ISLAMABAD: At least one number once used by Prime Minister Imran Khan was among the tens of thousands of smartphone numbers, including those of activists, journalists and politicians from around the world that were targeted through Israeli spyware.
According to a report in Washington Post, India was one of the ten countries which have been listed as a client of the NSO Group and its Pegasus malware. However, the report did not confirm if the attempt on the premier’s number was successful or not.
The American publication stated that hundreds of numbers from Pakistan appeared on the Indian surveillance list. More than 1,000 Indian numbers were also on the list.
Meanwhile, Israeli Publication, Haaretz, reported that several Pakistani officials, Kashmiri freedom fighters, Indian Congress leader Rahul Gandhi, and even an Indian supreme court judge were targetted.
Sources have informed that India tried to tap the Federal Cabinet members’ calls and messages through the spyware, prompting Pakistan to develop new software for its federal ministers.
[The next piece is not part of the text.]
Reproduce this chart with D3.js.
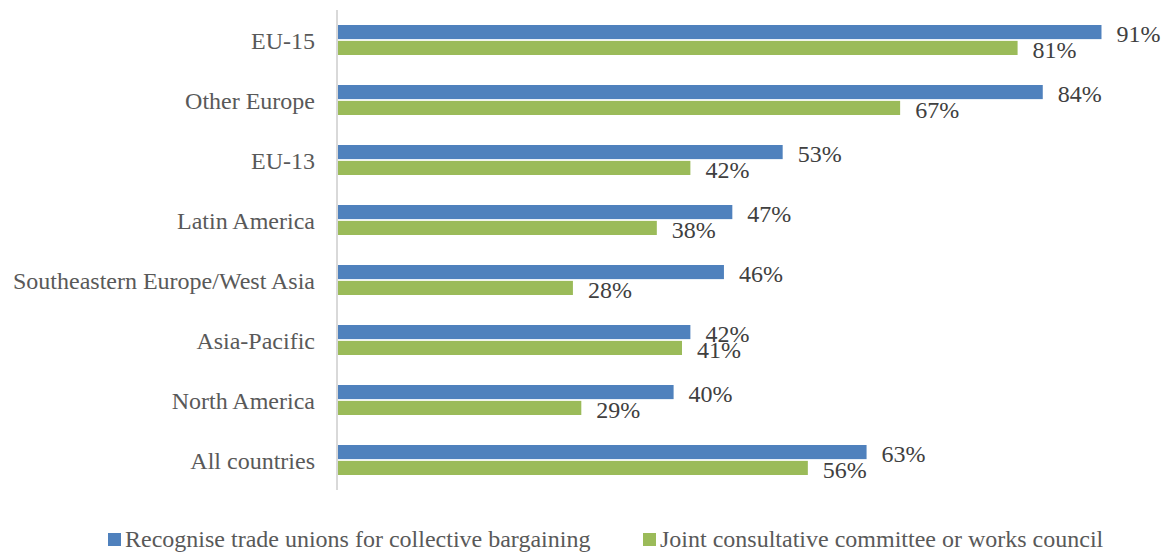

Following the development, a high-level meeting of the civil and military leadership was called which will decide a future course of action against India’s spying attempt.
Information Minister Fawad Chaudhry expressed concern on the report and said the unethical policies of the Modi government have ‘dangerously polarised India and the region’.
Private Israeli malware used to spy on journalists, activists
Activists, journalists and politicians around the world have been spied on using cellphone malware developed by a private Israeli firm, reports said on Sunday.
The use of the software, called Pegasus and developed by Israel’s NSO Group, was reported on by The Washington Post, the Guardian, Le Monde and other news outlets who collaborated on an investigation into a data leak.
The leak consists of more than 50,000 smartphone numbers believed to have been identified as connected to people of interest by NSO clients since 2016, although it was unclear how many devices were actually targeted or surveilled. Meanwhile, NSO has denied any wrongdoing, labelling the allegations “false.”
The Post said a forensic analysis of 37 of the smartphones on the list showed there had been “attempted and successful” hacks of the devices, including those of two women close to Saudi journalist Jamal Khashoggi.
Among the numbers on the list are those of journalists for Agence France-Presse, The Wall Street Journal, CNN, The New York Times, Al Jazeera, El Pais, the Associated Press, Le Monde, Bloomberg, The Economist, and Reuters.
The use of the Pegasus software to hack the phones of Al Jazeera reporters and a Moroccan journalist has been reported previously by Citizen Lab, a research center at the University of Toronto, and Amnesty International.
The Post said the numbers on the list were unattributed, but other media outlets participating in the project were able to identify more than 1,000 people in more than 50 countries.
They included several members of Arab royal families, at least 65 business executives, 85 human rights activists, 189 journalists and more than 600 politicians and government officials — including heads of state, prime ministers and cabinet ministers.
Pegasus is a highly invasive tool that can switch on a target’s phone camera and microphone, as well as access data on the device, effectively turning a phone into a pocket spy. In some cases, it can be installed without the need to trick a user into initiating a download.
NSO issued a denial that focused on the report by Forbidden Stories, calling it “full of wrong assumptions and uncorroborated theories,” and threatening a defamation lawsuit. “We firmly deny the false allegations made in their report,” NSO said.